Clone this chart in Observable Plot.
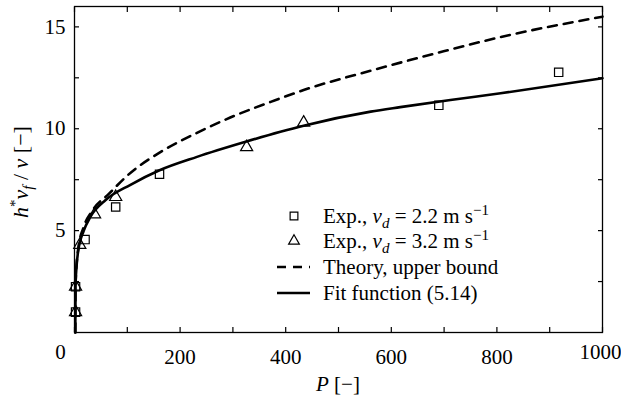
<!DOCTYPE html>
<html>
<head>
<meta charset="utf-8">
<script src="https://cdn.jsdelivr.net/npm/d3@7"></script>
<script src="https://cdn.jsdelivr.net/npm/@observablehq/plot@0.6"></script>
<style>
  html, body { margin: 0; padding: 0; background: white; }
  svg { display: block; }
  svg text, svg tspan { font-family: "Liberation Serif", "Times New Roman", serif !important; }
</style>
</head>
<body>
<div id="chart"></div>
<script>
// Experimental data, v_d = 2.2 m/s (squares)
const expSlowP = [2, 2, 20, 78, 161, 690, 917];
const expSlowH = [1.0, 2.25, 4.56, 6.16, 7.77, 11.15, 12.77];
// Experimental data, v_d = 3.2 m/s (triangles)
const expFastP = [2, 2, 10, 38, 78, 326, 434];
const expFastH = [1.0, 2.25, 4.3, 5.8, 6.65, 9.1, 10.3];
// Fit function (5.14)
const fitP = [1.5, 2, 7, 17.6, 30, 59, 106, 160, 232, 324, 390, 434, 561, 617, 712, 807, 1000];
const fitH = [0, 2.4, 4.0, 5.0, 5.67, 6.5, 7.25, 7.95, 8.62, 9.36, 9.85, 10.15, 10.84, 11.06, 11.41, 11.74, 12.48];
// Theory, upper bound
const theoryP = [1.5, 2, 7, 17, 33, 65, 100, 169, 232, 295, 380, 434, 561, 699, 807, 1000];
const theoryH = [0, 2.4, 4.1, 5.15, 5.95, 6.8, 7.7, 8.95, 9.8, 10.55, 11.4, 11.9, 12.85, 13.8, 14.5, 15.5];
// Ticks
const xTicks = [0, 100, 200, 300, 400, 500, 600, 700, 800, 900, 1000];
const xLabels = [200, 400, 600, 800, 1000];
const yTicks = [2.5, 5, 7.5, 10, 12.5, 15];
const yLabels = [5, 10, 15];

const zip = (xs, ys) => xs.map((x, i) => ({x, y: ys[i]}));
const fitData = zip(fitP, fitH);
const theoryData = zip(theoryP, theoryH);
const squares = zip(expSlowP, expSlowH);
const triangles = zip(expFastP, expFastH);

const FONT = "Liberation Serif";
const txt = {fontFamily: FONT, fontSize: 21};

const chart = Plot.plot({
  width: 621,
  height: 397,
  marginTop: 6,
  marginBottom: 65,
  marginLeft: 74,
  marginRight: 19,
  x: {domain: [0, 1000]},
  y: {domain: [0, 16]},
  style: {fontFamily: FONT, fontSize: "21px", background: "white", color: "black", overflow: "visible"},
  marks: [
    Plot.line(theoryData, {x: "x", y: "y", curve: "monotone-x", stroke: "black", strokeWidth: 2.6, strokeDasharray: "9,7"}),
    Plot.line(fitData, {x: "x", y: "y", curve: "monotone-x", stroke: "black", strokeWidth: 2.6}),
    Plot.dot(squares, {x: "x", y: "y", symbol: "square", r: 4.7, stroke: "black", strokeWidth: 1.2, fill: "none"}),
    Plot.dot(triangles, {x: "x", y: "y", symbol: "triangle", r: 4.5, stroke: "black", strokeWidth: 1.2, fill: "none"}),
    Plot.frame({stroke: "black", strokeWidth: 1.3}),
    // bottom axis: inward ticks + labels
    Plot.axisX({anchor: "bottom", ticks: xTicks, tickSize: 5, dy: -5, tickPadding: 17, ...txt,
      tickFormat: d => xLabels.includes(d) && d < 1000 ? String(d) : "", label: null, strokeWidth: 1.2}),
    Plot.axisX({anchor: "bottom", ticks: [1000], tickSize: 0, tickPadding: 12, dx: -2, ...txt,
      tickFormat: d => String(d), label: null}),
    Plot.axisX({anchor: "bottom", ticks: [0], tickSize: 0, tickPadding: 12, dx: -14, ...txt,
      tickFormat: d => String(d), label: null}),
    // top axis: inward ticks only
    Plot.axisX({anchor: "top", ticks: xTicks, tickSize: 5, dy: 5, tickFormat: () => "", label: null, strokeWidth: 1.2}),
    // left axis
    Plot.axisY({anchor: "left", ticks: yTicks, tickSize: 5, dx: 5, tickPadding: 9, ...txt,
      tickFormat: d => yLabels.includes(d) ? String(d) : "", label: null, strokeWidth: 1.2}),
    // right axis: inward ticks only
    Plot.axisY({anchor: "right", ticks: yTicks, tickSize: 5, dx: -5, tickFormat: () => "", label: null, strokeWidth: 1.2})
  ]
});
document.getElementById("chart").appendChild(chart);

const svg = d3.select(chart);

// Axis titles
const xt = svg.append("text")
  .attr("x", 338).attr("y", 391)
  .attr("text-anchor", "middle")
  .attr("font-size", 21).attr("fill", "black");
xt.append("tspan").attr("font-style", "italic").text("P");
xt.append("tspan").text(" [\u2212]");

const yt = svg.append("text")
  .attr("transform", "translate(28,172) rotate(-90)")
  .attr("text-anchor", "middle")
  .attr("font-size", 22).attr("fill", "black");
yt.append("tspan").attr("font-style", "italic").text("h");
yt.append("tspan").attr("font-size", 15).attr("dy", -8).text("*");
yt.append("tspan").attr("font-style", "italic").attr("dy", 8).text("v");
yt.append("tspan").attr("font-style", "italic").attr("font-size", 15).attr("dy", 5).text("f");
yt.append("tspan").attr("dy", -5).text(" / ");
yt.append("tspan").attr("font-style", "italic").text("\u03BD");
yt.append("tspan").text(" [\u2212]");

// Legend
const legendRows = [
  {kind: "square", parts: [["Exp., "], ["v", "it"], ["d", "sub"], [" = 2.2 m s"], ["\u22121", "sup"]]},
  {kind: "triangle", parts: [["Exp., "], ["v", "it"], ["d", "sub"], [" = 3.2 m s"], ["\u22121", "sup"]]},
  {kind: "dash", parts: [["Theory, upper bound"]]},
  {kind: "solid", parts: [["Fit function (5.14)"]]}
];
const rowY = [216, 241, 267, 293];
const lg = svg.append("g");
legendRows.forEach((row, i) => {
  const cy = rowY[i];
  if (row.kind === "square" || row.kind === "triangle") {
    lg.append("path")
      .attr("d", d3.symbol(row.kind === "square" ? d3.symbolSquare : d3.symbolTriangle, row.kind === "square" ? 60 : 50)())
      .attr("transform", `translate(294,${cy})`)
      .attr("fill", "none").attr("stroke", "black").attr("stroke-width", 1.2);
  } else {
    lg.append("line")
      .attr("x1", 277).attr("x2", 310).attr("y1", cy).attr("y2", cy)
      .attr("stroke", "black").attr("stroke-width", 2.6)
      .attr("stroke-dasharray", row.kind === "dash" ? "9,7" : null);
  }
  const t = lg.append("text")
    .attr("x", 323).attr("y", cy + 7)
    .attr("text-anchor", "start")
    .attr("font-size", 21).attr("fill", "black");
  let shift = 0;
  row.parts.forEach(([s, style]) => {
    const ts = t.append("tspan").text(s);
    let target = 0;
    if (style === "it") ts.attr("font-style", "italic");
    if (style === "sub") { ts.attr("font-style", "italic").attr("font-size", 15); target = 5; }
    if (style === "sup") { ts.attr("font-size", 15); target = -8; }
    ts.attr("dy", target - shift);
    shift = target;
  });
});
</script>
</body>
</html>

GIVEN REQUEST:
Write down every line from the opening of the listing to the line with "const yLabels = [5, 10, 15];", both included, and nothing else; the pictures are omitted.

THE REPLY:
Clone this chart in Observable Plot.
<!DOCTYPE html>
<html>
<head>
<meta charset="utf-8">
<script src="https://cdn.jsdelivr.net/npm/d3@7"></script>
<script src="https://cdn.jsdelivr.net/npm/@observablehq/plot@0.6"></script>
<style>
  html, body { margin: 0; padding: 0; background: white; }
  svg { display: block; }
  svg text, svg tspan { font-family: "Liberation Serif", "Times New Roman", serif !important; }
</style>
</head>
<body>
<div id="chart"></div>
<script>
// Experimental data, v_d = 2.2 m/s (squares)
const expSlowP = [2, 2, 20, 78, 161, 690, 917];
const expSlowH = [1.0, 2.25, 4.56, 6.16, 7.77, 11.15, 12.77];
// Experimental data, v_d = 3.2 m/s (triangles)
const expFastP = [2, 2, 10, 38, 78, 326, 434];
const expFastH = [1.0, 2.25, 4.3, 5.8, 6.65, 9.1, 10.3];
// Fit function (5.14)
const fitP = [1.5, 2, 7, 17.6, 30, 59, 106, 160, 232, 324, 390, 434, 561, 617, 712, 807, 1000];
const fitH = [0, 2.4, 4.0, 5.0, 5.67, 6.5, 7.25, 7.95, 8.62, 9.36, 9.85, 10.15, 10.84, 11.06, 11.41, 11.74, 12.48];
// Theory, upper bound
const theoryP = [1.5, 2, 7, 17, 33, 65, 100, 169, 232, 295, 380, 434, 561, 699, 807, 1000];
const theoryH = [0, 2.4, 4.1, 5.15, 5.95, 6.8, 7.7, 8.95, 9.8, 10.55, 11.4, 11.9, 12.85, 13.8, 14.5, 15.5];
// Ticks
const xTicks = [0, 100, 200, 300, 400, 500, 600, 700, 800, 900, 1000];
const xLabels = [200, 400, 600, 800, 1000];
const yTicks = [2.5, 5, 7.5, 10, 12.5, 15];
const yLabels = [5, 10, 15];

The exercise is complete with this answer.